In my view the very discussion is absurd. The terms “left” and “right” to describe different political viewpoints weren’t even used until after the French Revolution and they meant utterly different things now than they did then. A conservative of today no more resembles a conservative of then or a liberal of today a liberal then than I resemble Angelina Jolie which is to say not at all (barring, of course, as Sam Clemens put it, that natural look of villainy that we all have).

You can barely use the terms “conservative” or “liberal” to make meaningful comparisons between the United States of today and the United States of 40 years ago, let alone of 230 years ago.

That having been said I think that I’ll stick to what, I believe, has been believed since Carlyle’s history of the French Revolution or earlier to Edmund Burke. The American Revolution was a conservative one in that it sought to secure the rights of landholders by restoring what they saw as the old order of things (“the rights of Englishmen”) as opposed to the French Revolution which was progressive in that it sought to overthrow the old order in favor of a new, better one.

Consequently, I would say that, although the American Revolution most definitely was a liberal one, it was not a progressive one and neither today’s conservatives nor today’s progressives can lay any special claim on it.

3 comments… add one
  • steve Link

    Agreed. Same goes for much of the debates about the 1800s and early 1900s. The parties are much different now.

    Steve

  • PD Shaw Link

    I agree with your description of the American Revolution. Americans probably need a better understanding of the Glorious Revolution to understand that most of our governmental innovations were essentially an attempt to recreate something that had been broken. If you don’t understand how Alexander Hamilton’s proposal for an elected monarch could have been seriously considered, then you probably think all of the Founding Fathers prayed at the alter of Thomas Paine.
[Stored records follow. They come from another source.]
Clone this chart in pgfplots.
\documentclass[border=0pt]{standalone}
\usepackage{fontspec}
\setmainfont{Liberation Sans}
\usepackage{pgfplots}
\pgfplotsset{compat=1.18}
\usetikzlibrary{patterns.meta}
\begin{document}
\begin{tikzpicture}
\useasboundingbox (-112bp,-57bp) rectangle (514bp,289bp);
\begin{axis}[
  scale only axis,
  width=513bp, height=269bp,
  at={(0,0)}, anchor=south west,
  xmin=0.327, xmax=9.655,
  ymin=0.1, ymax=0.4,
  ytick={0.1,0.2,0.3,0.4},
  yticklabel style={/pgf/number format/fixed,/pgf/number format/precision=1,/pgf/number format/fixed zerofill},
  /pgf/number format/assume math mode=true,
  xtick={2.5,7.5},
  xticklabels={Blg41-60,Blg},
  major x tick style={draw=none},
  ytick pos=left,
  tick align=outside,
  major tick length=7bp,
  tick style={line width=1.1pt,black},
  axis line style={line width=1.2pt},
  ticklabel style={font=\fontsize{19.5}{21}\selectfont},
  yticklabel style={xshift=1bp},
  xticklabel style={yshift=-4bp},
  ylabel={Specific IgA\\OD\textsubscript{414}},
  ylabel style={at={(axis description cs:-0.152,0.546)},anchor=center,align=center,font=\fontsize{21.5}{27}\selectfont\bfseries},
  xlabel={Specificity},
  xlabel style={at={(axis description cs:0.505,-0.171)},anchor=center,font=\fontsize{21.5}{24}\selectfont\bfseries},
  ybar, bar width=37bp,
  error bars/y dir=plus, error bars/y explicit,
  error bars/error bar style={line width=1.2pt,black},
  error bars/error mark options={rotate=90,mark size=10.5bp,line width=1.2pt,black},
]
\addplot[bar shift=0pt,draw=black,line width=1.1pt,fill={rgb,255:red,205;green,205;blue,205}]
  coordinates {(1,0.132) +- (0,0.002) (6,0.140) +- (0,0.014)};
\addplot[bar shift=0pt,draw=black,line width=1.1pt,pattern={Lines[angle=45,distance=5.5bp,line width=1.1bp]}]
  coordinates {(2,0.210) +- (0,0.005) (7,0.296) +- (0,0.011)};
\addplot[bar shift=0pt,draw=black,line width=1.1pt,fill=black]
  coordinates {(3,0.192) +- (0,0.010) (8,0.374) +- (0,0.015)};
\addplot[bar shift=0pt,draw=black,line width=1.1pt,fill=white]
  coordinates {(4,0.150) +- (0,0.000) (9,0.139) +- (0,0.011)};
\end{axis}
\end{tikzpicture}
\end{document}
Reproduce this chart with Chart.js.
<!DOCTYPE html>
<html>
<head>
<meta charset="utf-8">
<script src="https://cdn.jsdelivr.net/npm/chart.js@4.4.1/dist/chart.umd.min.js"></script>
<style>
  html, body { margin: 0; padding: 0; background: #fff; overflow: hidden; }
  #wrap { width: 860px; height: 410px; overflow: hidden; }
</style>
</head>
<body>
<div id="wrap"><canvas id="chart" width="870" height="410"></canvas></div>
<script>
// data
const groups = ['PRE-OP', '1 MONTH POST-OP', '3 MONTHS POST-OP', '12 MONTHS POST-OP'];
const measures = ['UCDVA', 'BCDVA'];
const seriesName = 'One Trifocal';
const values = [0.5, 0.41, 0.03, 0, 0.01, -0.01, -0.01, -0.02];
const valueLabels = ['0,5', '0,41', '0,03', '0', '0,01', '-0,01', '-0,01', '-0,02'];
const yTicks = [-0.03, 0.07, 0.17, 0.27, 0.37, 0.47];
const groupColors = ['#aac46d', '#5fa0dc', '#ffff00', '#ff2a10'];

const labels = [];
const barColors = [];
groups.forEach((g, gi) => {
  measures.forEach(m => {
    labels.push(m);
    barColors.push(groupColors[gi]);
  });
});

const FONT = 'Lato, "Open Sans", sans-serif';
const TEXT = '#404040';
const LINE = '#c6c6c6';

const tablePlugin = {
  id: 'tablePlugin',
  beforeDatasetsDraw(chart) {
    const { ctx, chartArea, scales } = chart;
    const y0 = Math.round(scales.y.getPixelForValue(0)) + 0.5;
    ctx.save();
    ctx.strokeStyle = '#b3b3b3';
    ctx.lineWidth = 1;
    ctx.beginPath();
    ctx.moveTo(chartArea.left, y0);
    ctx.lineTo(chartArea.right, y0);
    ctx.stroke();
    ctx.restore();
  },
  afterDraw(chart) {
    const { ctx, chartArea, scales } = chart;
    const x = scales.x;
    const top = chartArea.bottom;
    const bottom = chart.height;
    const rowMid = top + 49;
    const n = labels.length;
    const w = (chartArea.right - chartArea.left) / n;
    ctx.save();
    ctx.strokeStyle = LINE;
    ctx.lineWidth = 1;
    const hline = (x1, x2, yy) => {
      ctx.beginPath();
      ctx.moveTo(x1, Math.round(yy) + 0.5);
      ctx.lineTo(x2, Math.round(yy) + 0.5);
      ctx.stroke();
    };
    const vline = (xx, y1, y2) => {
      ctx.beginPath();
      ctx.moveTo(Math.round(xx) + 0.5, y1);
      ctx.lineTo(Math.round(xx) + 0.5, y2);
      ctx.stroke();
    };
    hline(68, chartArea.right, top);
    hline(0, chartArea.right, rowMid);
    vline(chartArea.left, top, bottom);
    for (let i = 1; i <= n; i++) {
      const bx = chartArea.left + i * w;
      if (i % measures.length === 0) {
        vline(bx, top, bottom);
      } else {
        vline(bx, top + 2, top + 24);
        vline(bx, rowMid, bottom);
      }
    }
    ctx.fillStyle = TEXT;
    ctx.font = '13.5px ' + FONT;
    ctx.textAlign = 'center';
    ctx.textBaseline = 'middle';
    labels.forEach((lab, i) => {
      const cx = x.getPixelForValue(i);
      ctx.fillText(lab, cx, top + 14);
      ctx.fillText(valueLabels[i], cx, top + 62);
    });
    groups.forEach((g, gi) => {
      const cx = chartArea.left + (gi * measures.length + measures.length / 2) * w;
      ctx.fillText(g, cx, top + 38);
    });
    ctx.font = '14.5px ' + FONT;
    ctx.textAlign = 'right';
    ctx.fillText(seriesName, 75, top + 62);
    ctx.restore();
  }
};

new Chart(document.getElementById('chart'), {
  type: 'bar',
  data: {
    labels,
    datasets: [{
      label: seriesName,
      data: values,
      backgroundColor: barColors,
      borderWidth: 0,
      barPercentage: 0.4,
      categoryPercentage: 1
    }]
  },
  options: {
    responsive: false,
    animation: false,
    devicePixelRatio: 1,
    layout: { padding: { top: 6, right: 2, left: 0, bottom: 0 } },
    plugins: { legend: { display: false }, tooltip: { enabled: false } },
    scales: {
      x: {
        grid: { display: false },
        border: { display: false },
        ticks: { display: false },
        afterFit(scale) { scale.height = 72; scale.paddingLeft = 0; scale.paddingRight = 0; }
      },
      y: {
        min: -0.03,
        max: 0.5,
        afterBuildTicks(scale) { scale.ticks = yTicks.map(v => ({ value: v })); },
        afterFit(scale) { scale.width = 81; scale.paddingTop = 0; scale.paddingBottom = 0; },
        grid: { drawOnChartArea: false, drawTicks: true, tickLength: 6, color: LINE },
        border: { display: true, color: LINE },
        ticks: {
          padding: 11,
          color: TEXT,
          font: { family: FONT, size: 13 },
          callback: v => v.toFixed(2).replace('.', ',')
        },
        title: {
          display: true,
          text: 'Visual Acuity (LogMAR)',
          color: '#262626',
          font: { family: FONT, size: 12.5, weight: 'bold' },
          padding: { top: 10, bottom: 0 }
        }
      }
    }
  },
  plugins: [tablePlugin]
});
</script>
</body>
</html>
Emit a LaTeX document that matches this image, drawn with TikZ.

  • It might also help if they knew why John Washington decided to stay in the colonies rather than return to England as he’d planned. It wasn’t because he had nothing in the home country—the Washingtons continued to own land in England in George’s time.

    Jefferson is an interesting case, too. If the speculations about his Welsh origins are correct timing of their emigration would certainly suggest a connection with the Glorious Revolution. About the Randolphs there is little doubt: they fled the Glorious Revolution and were unable to regain their property after the restoration of the monarchy.

    That’s a pattern common to the southern founding fathers. The northern founding fathers tended more to be of burgher stock.